Los parámetros de belleza son irreales. Es un concepto subjetivo y por lo tanto, absolutamente individual. Lo interesante es lograr sentirse bella pese a esos esquemas preestablecidos.
Sin embargo, hay que admitir que no siempre se logra. Por más de que uno no pretenda ser talla dos y caber sin mantequilla en un par de jeans rígidos bota tubo, sin parecer el vil clon de una butifarra, es cierto que a nadie le gusta sentirse mal en su propio cuerpo.
Y es ahí donde aparece el demonio de la vanidad para susurrarnos al oído que debemos lograr a toda costa esa imagen que muy tarde descubriremos que jamás alcanzaremos.
Las mujeres se martirizan con cirugías violentas y riesgosas que muchas veces no proporcionan los resultados anhelados. Llegan a límites inimaginables de tortura con tal de alcanzar lo que quieren. Si se ponen cola, duermen un mes boca abajo y se sientan en un flotador. Si se operan la nariz, respiran durante dos semanas a través de un par de pitillos amortiguados por copos de algodón disecado. Si se hacen la liposucción, se fajan como momias egipcias sin poder casi exhalar con tal de no reventar los drenajes a través de los cuales viajan los residuos de tantos postres y hamburguesas que en su momento solo produjeron una letal felicidad. O, como en mi caso, ni qué decir de los senos.
Después de la operación uno queda como una paloma con las alas adheridas al tronco sin la menor posibilidad de elevarlas para no correr el riesgo de que la prótesis se mueva y así se evite la humillación de tener que usar un brasier de axila.
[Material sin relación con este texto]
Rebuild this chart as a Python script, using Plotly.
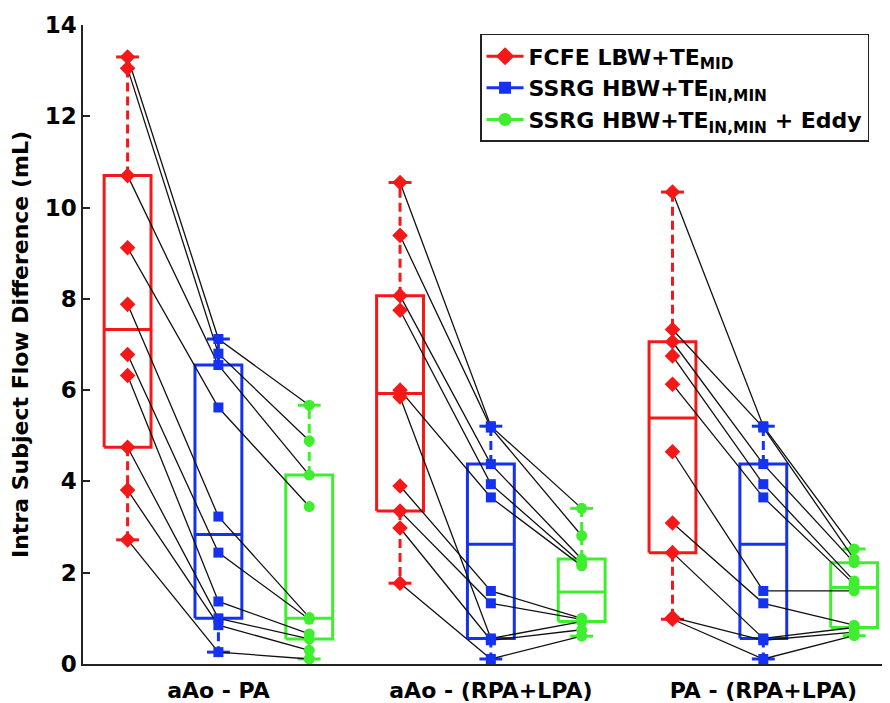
import plotly.graph_objects as go

# ---------------- data (one entry per subject, same order across methods) ----------------
categories = ["aAo - PA", "aAo - (RPA+LPA)", "PA - (RPA+LPA)"]
method_names = [
    "FCFE LBW+TE<sub>MID</sub>",
    "SSRG HBW+TE<sub>IN,MIN</sub>",
    "SSRG HBW+TE<sub>IN,MIN</sub> + Eddy",
]

# aAo - PA
fcfe_aao_pa = [13.3, 13.05, 10.7, 9.12, 7.88, 6.78, 6.32, 4.75, 3.81, 2.72]
ssrg_aao_pa = [7.12, 6.8, 6.55, 5.62, 3.23, 2.44, 1.37, 1.0, 0.85, 0.26]
eddy_aao_pa = [5.67, 4.89, 4.14, 3.45, 1.02, 0.98, 0.66, 0.55, 0.3, 0.11]

# aAo - (RPA+LPA)
fcfe_aao_branch = [10.55, 9.39, 8.07, 7.75, 6.0, 5.85, 3.9, 3.35, 2.98, 1.77]
ssrg_aao_branch = [5.21, 5.18, 4.38, 3.94, 3.65, 0.56, 1.6, 1.33, 0.52, 0.11]
eddy_aao_branch = [3.41, 2.81, 2.3, 2.2, 2.15, 0.93, 1.0, 0.98, 0.75, 0.61]

# PA - (RPA+LPA)
fcfe_pa_branch = [10.34, 7.33, 7.06, 6.75, 6.13, 4.65, 3.09, 2.44, 1.02, 0.98]
ssrg_pa_branch = [5.21, 5.18, 4.38, 3.94, 3.65, 1.6, 1.33, 0.56, 0.52, 0.11]
eddy_pa_branch = [2.52, 2.3, 2.22, 1.82, 1.75, 1.6, 0.85, 0.8, 0.7, 0.62]

y_ticks = [0, 2, 4, 6, 8, 10, 12, 14]

groups = [
    [fcfe_aao_pa, ssrg_aao_pa, eddy_aao_pa],
    [fcfe_aao_branch, ssrg_aao_branch, eddy_aao_branch],
    [fcfe_pa_branch, ssrg_pa_branch, eddy_pa_branch],
]

# ---------------- styling ----------------
colors = ["#F41818", "#1432F0", "#40EE30"]
symbols = ["diamond", "square", "circle"]
msizes = [12, 10, 11]
offsets = [-1 / 3, 0.0, 1 / 3]
box_half = 0.086
cap_half = 0.042
FONT = "DejaVu Sans, Liberation Sans, Arial, sans-serif"


def mprctile(vals, p):
    """MATLAB-style percentile."""
    s = sorted(vals)
    n = len(s)
    pos = p / 100.0 * n + 0.5
    if pos <= 1:
        return s[0]
    if pos >= n:
        return s[-1]
    lo = int(pos)
    frac = pos - lo
    return s[lo - 1] + frac * (s[lo] - s[lo - 1])


fig = go.Figure()

# boxes, whiskers, caps
for gi, grp in enumerate(groups):
    c = gi + 1
    for mi, vals in enumerate(grp):
        xc = c + offsets[mi]
        q1 = mprctile(vals, 25)
        med = mprctile(vals, 50)
        q3 = mprctile(vals, 75)
        iqr = q3 - q1
        hi = max(v for v in vals if v <= q3 + 1.5 * iqr)
        lo = min(v for v in vals if v >= q1 - 1.5 * iqr)
        col = colors[mi]
        fig.add_trace(go.Scatter(
            x=[xc, xc, None, xc, xc], y=[q3, hi, None, q1, lo],
            mode="lines", line=dict(color=col, width=3, dash="9px,5px"),
            showlegend=False, hoverinfo="skip"))
        fig.add_trace(go.Scatter(
            x=[xc - cap_half, xc + cap_half, None, xc - cap_half, xc + cap_half],
            y=[hi, hi, None, lo, lo],
            mode="lines", line=dict(color=col, width=3),
            showlegend=False, hoverinfo="skip"))
        fig.add_trace(go.Scatter(
            x=[xc - box_half, xc + box_half, xc + box_half, xc - box_half, xc - box_half,
               None, xc - box_half, xc + box_half],
            y=[q1, q1, q3, q3, q1, None, med, med],
            mode="lines", line=dict(color=col, width=3),
            showlegend=False, hoverinfo="skip"))

# subject connecting lines
for gi, grp in enumerate(groups):
    c = gi + 1
    xs, ys = [], []
    for i in range(len(grp[0])):
        for mi in range(3):
            xs.append(c + offsets[mi])
            ys.append(grp[mi][i])
        xs.append(None)
        ys.append(None)
    fig.add_trace(go.Scatter(x=xs, y=ys, mode="lines",
                             line=dict(color="#111111", width=1.3),
                             showlegend=False, hoverinfo="skip"))

# markers
for gi, grp in enumerate(groups):
    c = gi + 1
    for mi, vals in enumerate(grp):
        fig.add_trace(go.Scatter(
            x=[c + offsets[mi]] * len(vals), y=vals, mode="markers",
            marker=dict(symbol=symbols[mi], size=msizes[mi], color=colors[mi]),
            showlegend=False))

# legend entries
for mi in range(3):
    fig.add_trace(go.Scatter(
        x=[None], y=[None], mode="lines+markers", name=method_names[mi],
        line=dict(color=colors[mi], width=3),
        marker=dict(symbol=symbols[mi], size=msizes[mi] + 2, color=colors[mi]),
        showlegend=True))

# page has an 8px body margin, so the figure is 882x695 placed at (8, 8)
fig.update_layout(
    width=882, height=695,
    margin=dict(l=75, r=0, t=17, b=39),
    plot_bgcolor="white", paper_bgcolor="white",
    font=dict(family=FONT, color="black"),
    showlegend=True,
    legend=dict(
        x=0.492, y=0.986, xanchor="left", yanchor="top",
        bgcolor="white", bordercolor="#222222", borderwidth=1.5,
        font=dict(family=FONT, size=22, weight="bold", color="black"),
        tracegroupgap=0, itemwidth=37,
    ),
    xaxis=dict(
        range=[0.503, 3.465], tickvals=[1, 2, 3], ticktext=categories,
        showline=True, linecolor="#222222", linewidth=1.5, mirror=False,
        showgrid=False, zeroline=False, ticks="", automargin=False,
        ticklabelstandoff=6,
        tickfont=dict(family=FONT, size=22, weight="bold", color="black"),
    ),
    yaxis=dict(
        range=[0, 14], tickvals=y_ticks, automargin=False,
        showline=True, linecolor="#222222", linewidth=1.5, mirror=False,
        showgrid=False, zeroline=False, ticks="inside", ticklen=7, tickwidth=1.5,
        tickcolor="#222222",
        tickfont=dict(family=FONT, size=23, weight="bold", color="black"),
        title=dict(text="Intra Subject Flow Difference (mL)",
                   font=dict(family=FONT, size=22, weight="bold", color="black"),
                   standoff=12),
    ),
)

fig.write_html("out.html")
A pesar de esto, la cirugía plástica tiene un lado positivo y es que realizada por un médico profesional, no por un esteticista ni tegua de barrio, sí puede mejorar un decadente nivel de autoestima.
Entre las cosas que uno puede elegir, está el hecho de determinar su apariencia. Pero siempre siendo conscientes de que las modificaciones estéticas implican cambios psicológicos.
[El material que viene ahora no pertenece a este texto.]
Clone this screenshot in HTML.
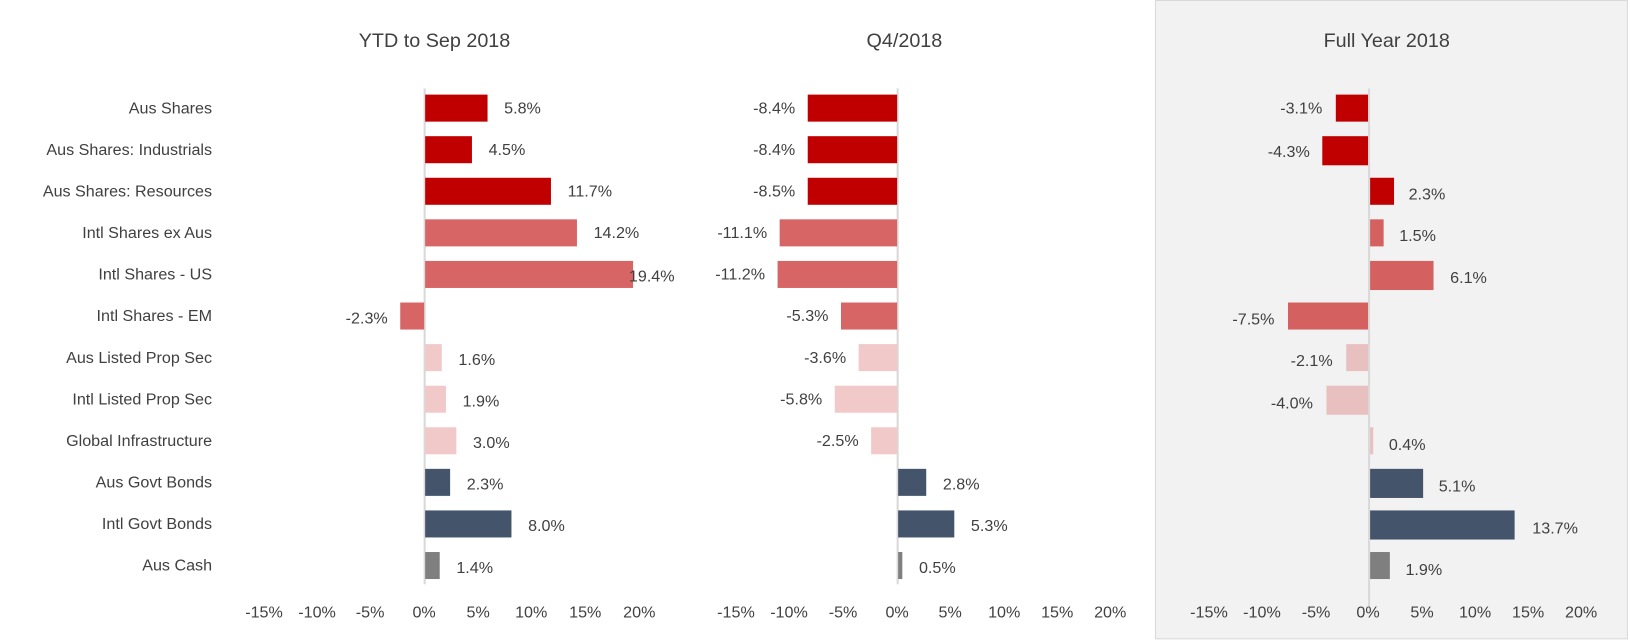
<!DOCTYPE html>
<html><head><meta charset="utf-8"><style>
html,body{margin:0;padding:0;background:#fff;overflow:hidden;}
svg{display:block;font-family:"Liberation Sans",Arial,sans-serif;}
text{fill:#404040;font-size:15.5px;}
.t{font-size:19px;fill:#404040;}
.c{text-anchor:end;}
.m{text-anchor:middle;}
</style></head><body>
<svg width="1630" height="641" viewBox="0 0 1568 616.6" preserveAspectRatio="none" xmlns="http://www.w3.org/2000/svg">
<rect x="1111.5" y="0.5" width="454" height="614" fill="#f2f2f2" stroke="#d9d9d9"/>
<text class="t m" x="418" y="45">YTD to Sep 2018</text>
<text class="t m" x="870" y="45">Q4/2018</text>
<text class="t m" x="1334" y="45">Full Year 2018</text>
<text class="c" x="204" y="109">Aus Shares</text>
<text class="c" x="204" y="149">Aus Shares: Industrials</text>
<text class="c" x="204" y="189">Aus Shares: Resources</text>
<text class="c" x="204" y="229">Intl Shares ex Aus</text>
<text class="c" x="204" y="269">Intl Shares - US</text>
<text class="c" x="204" y="309">Intl Shares - EM</text>
<text class="c" x="204" y="349">Aus Listed Prop Sec</text>
<text class="c" x="204" y="389">Intl Listed Prop Sec</text>
<text class="c" x="204" y="429">Global Infrastructure</text>
<text class="c" x="204" y="469">Aus Govt Bonds</text>
<text class="c" x="204" y="509">Intl Govt Bonds</text>
<text class="c" x="204" y="549">Aus Cash</text>
<line x1="408.5" y1="85" x2="408.5" y2="562" stroke="#d9d9d9" stroke-width="2"/>
<line x1="863.5" y1="85" x2="863.5" y2="562" stroke="#d9d9d9" stroke-width="2"/>
<line x1="1317" y1="85" x2="1317" y2="585" stroke="#d9d9d9" stroke-width="2"/>
<g>
<rect x="409" y="91" width="60" height="26" fill="#c00000"/>
<rect x="409" y="131" width="45" height="26" fill="#c00000"/>
<rect x="409" y="171" width="121" height="26" fill="#c00000"/>
<rect x="409" y="211" width="146" height="26" fill="#d76565"/>
<rect x="409" y="251" width="200" height="26" fill="#d76565"/>
<rect x="385" y="291" width="23" height="26" fill="#d76565"/>
<rect x="409" y="331" width="16" height="26" fill="#f2c9c9"/>
<rect x="409" y="371" width="20" height="26" fill="#f2c9c9"/>
<rect x="409" y="411" width="30" height="26" fill="#f2c9c9"/>
<rect x="409" y="451" width="24" height="26" fill="#44546a"/>
<rect x="409" y="491" width="83" height="26" fill="#44546a"/>
<rect x="409" y="531" width="14" height="26" fill="#7f7f7f"/>
<text x="485" y="109">5.8%</text>
<text x="470" y="149">4.5%</text>
<text x="546" y="189">11.7%</text>
<text x="571" y="229">14.2%</text>
<text x="605" y="271">19.4%</text>
<text class="c" x="373" y="311">-2.3%</text>
<text x="441" y="351">1.6%</text>
<text x="445" y="391">1.9%</text>
<text x="455" y="431">3.0%</text>
<text x="449" y="471">2.3%</text>
<text x="508" y="511">8.0%</text>
<text x="439" y="551">1.4%</text>
</g>
<g>
<rect x="777" y="91" width="86" height="26" fill="#c00000"/>
<rect x="777" y="131" width="86" height="26" fill="#c00000"/>
<rect x="777" y="171" width="86" height="26" fill="#c00000"/>
<rect x="750" y="211" width="113" height="26" fill="#d76565"/>
<rect x="748" y="251" width="115" height="26" fill="#d76565"/>
<rect x="809" y="291" width="54" height="26" fill="#d76565"/>
<rect x="826" y="331" width="37" height="26" fill="#f2c9c9"/>
<rect x="803" y="371" width="60" height="26" fill="#f2c9c9"/>
<rect x="838" y="411" width="25" height="26" fill="#f2c9c9"/>
<rect x="864" y="451" width="27" height="26" fill="#44546a"/>
<rect x="864" y="491" width="54" height="26" fill="#44546a"/>
<rect x="864" y="531" width="4" height="26" fill="#7f7f7f"/>
<text class="c" x="765" y="109">-8.4%</text>
<text class="c" x="765" y="149">-8.4%</text>
<text class="c" x="765" y="189">-8.5%</text>
<text class="c" x="738" y="229">-11.1%</text>
<text class="c" x="736" y="269">-11.2%</text>
<text class="c" x="797" y="309">-5.3%</text>
<text class="c" x="814" y="349">-3.6%</text>
<text class="c" x="791" y="389">-5.8%</text>
<text class="c" x="826" y="429">-2.5%</text>
<text x="907" y="471">2.8%</text>
<text x="934" y="511">5.3%</text>
<text x="884" y="551">0.5%</text>
</g>
<g>
<rect x="1285" y="91" width="31" height="26" fill="#c00000"/>
<rect x="1272" y="131" width="44" height="28" fill="#c00000"/>
<rect x="1318" y="171" width="23" height="26" fill="#c00000"/>
<rect x="1318" y="211" width="13" height="26" fill="#d46060"/>
<rect x="1318" y="251" width="61" height="28" fill="#d46060"/>
<rect x="1239" y="291" width="77" height="26" fill="#d46060"/>
<rect x="1295" y="331" width="21" height="26" fill="#e8c0c0"/>
<rect x="1276" y="371" width="40" height="28" fill="#e8c0c0"/>
<rect x="1318" y="411" width="3" height="26" fill="#e8c0c0"/>
<rect x="1318" y="451" width="51" height="28" fill="#44546a"/>
<rect x="1318" y="491" width="139" height="28" fill="#44546a"/>
<rect x="1318" y="531" width="19" height="26" fill="#7f7f7f"/>
<text class="c" x="1272" y="109">-3.1%</text>
<text class="c" x="1260" y="151">-4.3%</text>
<text x="1355" y="192">2.3%</text>
<text x="1346" y="232">1.5%</text>
<text x="1395" y="272">6.1%</text>
<text class="c" x="1226" y="312">-7.5%</text>
<text class="c" x="1282" y="352">-2.1%</text>
<text class="c" x="1263" y="393">-4.0%</text>
<text x="1336" y="433">0.4%</text>
<text x="1384" y="473">5.1%</text>
<text x="1474" y="513">13.7%</text>
<text x="1352" y="553">1.9%</text>
</g>
<text class="m" x="254" y="594">-15%</text><text class="m" x="305" y="594">-10%</text><text class="m" x="356" y="594">-5%</text><text class="m" x="408" y="594">0%</text><text class="m" x="460" y="594">5%</text><text class="m" x="511" y="594">10%</text><text class="m" x="563" y="594">15%</text><text class="m" x="615" y="594">20%</text>
<text class="m" x="708" y="594">-15%</text><text class="m" x="759" y="594">-10%</text><text class="m" x="811" y="594">-5%</text><text class="m" x="863" y="594">0%</text><text class="m" x="914" y="594">5%</text><text class="m" x="966" y="594">10%</text><text class="m" x="1017" y="594">15%</text><text class="m" x="1068" y="594">20%</text>
<text class="m" x="1163" y="594">-15%</text><text class="m" x="1214" y="594">-10%</text><text class="m" x="1266" y="594">-5%</text><text class="m" x="1316" y="594">0%</text><text class="m" x="1368" y="594">5%</text><text class="m" x="1419" y="594">10%</text><text class="m" x="1470" y="594">15%</text><text class="m" x="1521" y="594">20%</text>
</svg>
</body></html>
Infortunadamente, hay quienes no miden las consecuencias y terminan no haciéndose una cirugía plástica sino una cirugía de plastilina. Parecen todas sacadas del mismo molde.
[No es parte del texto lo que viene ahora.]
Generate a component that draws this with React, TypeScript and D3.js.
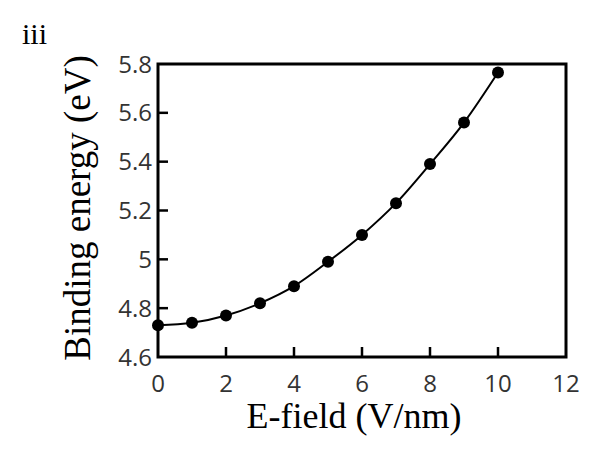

Abundan las cejas encaramadas en la frente con expresión constante de sorpresa, los pómulos salientes que dejan a la paciente con facciones caricaturescas, los senos tiesos hechos con compás y trepados en la clavícula, las narices con puntas de cono de vainilla, los fundillos exagerados simulando cinco meses de embarazo por la retaguardia y las quijadas protuberantes como si se hubieran tragado un zapato.
Respeto y promuevo la opción de recurrir a una operación cuando se asume esta alternativa como un método para satisfacerse sin agredirse. Como una opción para elevar la autoconfianza sin poner en riesgo la salud o como un procedimiento médico adecuado con el fin de mejorar sin exagerar.
Pero aquellas que entran al quirófano por moda, curiosidad, impulso o ignorancia, piensen muy bien que ese cuchillo innecesario es de doble filo porque les puede partir la vida en dos.